The part they missed was how racist America still was.

They didn’t warn him about the locker room jokes tailored only for him.

Then add the hood edge he had to the mix, and they watched his every move under a microscope.

Ray watched his face take him through a range of emotions within seconds. “You got a gift, son. Ain’t no question about that. But gifted Black boys always get taught the same two lessons - be better and even when you are better, somebody gon’ hate that you are.”

Zaire looked down at his hands. “I can’t be perfect,” he muttered.

Ray shrugged. “Ain’t nobody ask you to be perfect. They just expect you to survive the backlash. Black men don’t get grace. We get lessons…hard ass lessons.”

“Feels like everything I worked for is slipping through my fingers.”

“Then grip tighter.” Ray sounded like Lesha, “or change what you holdin’. But don’t you ever let a room full of people who couldn’t last ten minutes in your shoes make you believe you ain’t built for this.”

Zaire heard every word, but that was all it felt like…words. The league wasn’t trying to hear words. They didn’t respond to that shit. They just wanted his Black ass to blend in with their White boys.

Ray rapped his knuckles against the table, leaning forward.

“Let me tell you somethin’ I told my daughter once…

the world gon’ talk. That’s what the world does.

You can’t stop it. But you can pick where you want to stand when the noise hits.

You got two choices, either fold cause you scared or stand solid with your head up and your chest out. ”

Zaire looked up.

Ray nodded toward him. “And son…you look like somebody who ain’t never been scared.”

Zaire swallowed hard and cleared his throat. “What if I ain’t got nothin’ left to prove?”

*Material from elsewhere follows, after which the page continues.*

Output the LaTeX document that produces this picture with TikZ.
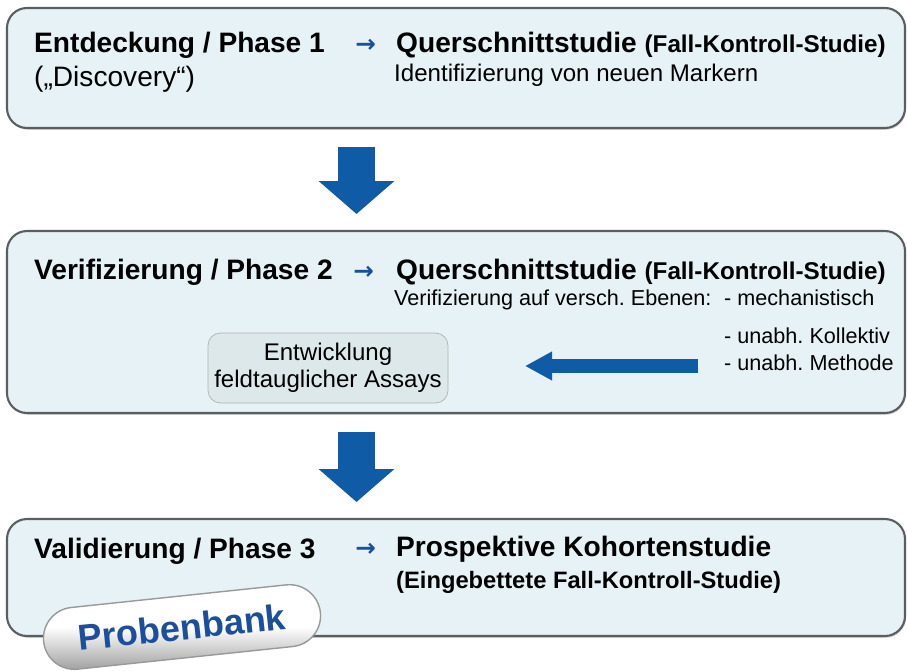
\documentclass[tikz,border=0pt]{standalone}
\usepackage{fontspec}
\setmainfont{Liberation Sans}
\newfontfamily\arrowfont{DejaVu Sans}
\usepackage{xcolor}
\definecolor{pbfill}{HTML}{E6F2F6}
\definecolor{pbline}{HTML}{5A5E60}
\definecolor{pbblue}{HTML}{0F5BA6}
\definecolor{pbtext}{HTML}{1B4F9C}
\definecolor{pbassay}{HTML}{DDE8EB}
\usetikzlibrary{arrows.meta,positioning,shapes.misc,shadows}

\begin{document}
\frenchspacing
\begin{tikzpicture}[
  font=\fontsize{16}{19}\selectfont,
  phase/.style={draw=pbline,fill=pbfill,rounded corners=4mm,
    minimum width=17.96cm,outer sep=0pt,inner sep=0pt,line width=1.2pt,
    drop shadow={shadow xshift=0.5pt,shadow yshift=-1pt,opacity=0.35}},
  head/.style={anchor=base west,font=\fontsize{16}{19}\selectfont\bfseries},
  sub/.style={anchor=base west,font=\fontsize{13.5}{16}\selectfont\bfseries},
  plain/.style={anchor=base west,font=\fontsize{12.3}{15}\selectfont},
  pointer/.style={anchor=base west,text=pbtext,inner sep=0pt,
    font=\arrowfont\bfseries\fontsize{14}{16}\selectfont},
  assay/.style={draw=black!30,fill=pbassay,rounded corners=2.5mm,
    minimum width=4.8cm,minimum height=1.4cm,align=center,outer sep=0pt,
    font=\fontsize{13.7}{15.5}\selectfont},
  down/.style={-{Triangle[width=1.48cm,length=0.66cm]},draw=pbblue,
    line width=0.74cm},
  back/.style={-{Triangle[width=0.54cm,length=0.54cm]},draw=pbblue,
    line width=0.28cm}
]
\useasboundingbox (0,0) rectangle (18.14,-13.4);
% the three phases
\node[phase,minimum height=2.4cm] (p1) at (9.12,-1.36) {};
\node[phase,minimum height=3.64cm] (p2) at (9.12,-6.44) {};
\node[phase,minimum height=2.34cm] (p3) at (9.12,-11.55) {};
% phase 1
\node[head] (t1) at (0.56,-1.06) {Entdeckung / Phase 1};
\node[anchor=base west] (d1) at (0.56,-1.74) {(„Discovery“)};
\node[pointer] (a1) at (7.1,-1.06) {→};
\node[head] (q1) at (7.8,-1.06)
  {Querschnittstudie {\fontsize{13.8}{16}\selectfont(Fall-Kontroll-Studie)}};
\node[anchor=base west,font=\fontsize{13.7}{16}\selectfont] (i1)
  at (7.76,-1.64) {Identifizierung von neuen Markern};
% phase 2
\node[head] (t2) at (0.56,-5.58) {Verifizierung / Phase 2};
\node[pointer] (a2) at (7.06,-5.58) {→};
\node[head] (q2) at (7.8,-5.58)
  {Querschnittstudie {\fontsize{13.8}{16}\selectfont(Fall-Kontroll-Studie)}};
\node[plain] (v2) at (7.76,-6.1) {Verifizierung auf versch. Ebenen:};
\node[plain] (m1) at (14.36,-6.1) {- mechanistisch};
\node[plain] (m2) at (14.36,-6.86) {- unabh. Kollektiv};
\node[plain] (m3) at (14.36,-7.4) {- unabh. Methode};
\node[assay] (as) at (6.56,-7.36) {Entwicklung\\feldtauglicher Assays};
\coordinate (ta) at (13.96,-7.32);
\draw[back,shorten >=1.54cm] (ta) -- (ta -| as.east);
% phase 3
\node[head] (t3) at (0.56,-11.16) {Validierung / Phase 3};
\node[pointer] (a3) at (7.1,-11.12) {→};
\node[head] (q3) at (7.8,-11.12) {Prospektive Kohortenstudie};
\node[sub] (e3) at (7.8,-11.76) {(Eingebettete Fall-Kontroll-Studie)};
% block arrows between the phases
\coordinate (ax) at (7.13,0);
\draw[down,shorten <=0.38cm,shorten >=0.34cm] (p1.south -| ax) -- (p2.north -| ax);
\draw[down,shorten <=0.38cm,shorten >=0.34cm] (p2.south -| ax) -- (p3.north -| ax);
% sample bank label
\node[rounded rectangle,rotate=6,draw=black!40,line width=0.8pt,
  top color=white,bottom color=black!38,middle color=white,
  minimum width=5.8cm,minimum height=1.24cm,text=pbtext,
  font=\fontsize{20.5}{24}\selectfont\bfseries] (pb) at (3.64,-12.54) {Probenbank};
\end{tikzpicture}
\end{document}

Ray laughed unbothered. “Oh, you got plenty left. You just forgot who the hell you were for a minute. It happens to the best of us.”

Zaire rubbed a hand over his beard. “What if I messed up too bad this time?”

“You punched a man,” Ray said plainly. “It’s not the end of the world. I done punched twenty,” he laughed, “…stayed married through it all.”

Zaire snorted before he could stop himself.

Ray smiled. “See? It ain’t over. You just hurt. And when Black men hurt, we isolate. But you’re here now. This land gon’ give you room to think. And maybe,” he lifted his brow, “someone here gon’ give you room to feel.”

Zaire caught the hint.

Ray didn’t call attention to it.

Older men never did.

Ray pushed himself to his feet slowly, patting the back of the chair. “Breakfast’ll be ready soon. My daughter’ll plate you some. She’s mean in the mornings, but she got a good heart.”

Zaire nodded once. “She seems…like she’s something else.”

“Yeah,” Ray chuckled, “she is.”

Zaire watched him head toward the door. “Hey,” he called quietly.

Ray turned.

“Thanks,” Zaire said. “For the…advice.”

Ray smiled, revealing his yellowing teeth from years of coffee.

“Every Black man needs an older Black man to talk to, otherwise we go crazy.” As he opened the door, he added, “Welcome to the Falls, son. Heal up. Then show the world why they shoulda kept your name out they mouths.” The door clicked behind him.